Indonesian police have warned Muslims angry about the government’s handling of blasphemy accusations against Jakarta Governor Basuki Tjahaja Purnama not to go ahead with planned rallies.
National police chief Tito Karnavian said those taking part in protests planned for Friday and December 2 could face criminal charges including treason.
Muslim groups are demanding Basuki be detained for blasphemy over remarks about the Koran.
Basuki, a Christian and ethnic Chinese in the predominantly Muslim country, has been named a suspect in the blasphemy case, but remains free to campaign for his bid for another term.

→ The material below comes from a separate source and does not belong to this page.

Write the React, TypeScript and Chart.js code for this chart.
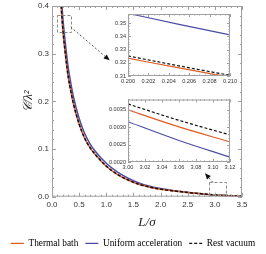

“There are plots by some groups to enter the House of Representatives [complex) and occupy it,” Tito said, referring to the rally planned for Friday.
“This is illegal, and if it’s intended to overthrow the government, it’s treason,” he said.
He also warned that a rally planned for December 2 during which protesters planned to occupy the city’s main streets would be illegal because it would disrupt public order.
Tensions have risen in Jakarta after more than 100,000 Muslims rallied earlier in November demanding the prosecution of Basuki.
The blasphemy allegations stem from remarks made by Basuki in September, when he said his opponents in next year’s gubernatorial election had used a verse from the Koran to deceive voters.
Many Muslims interpret the text in question as prohibiting them from electing non-Muslims as their leaders, while some Muslims disagree that Basuki’s remarks amounted to blasphemy.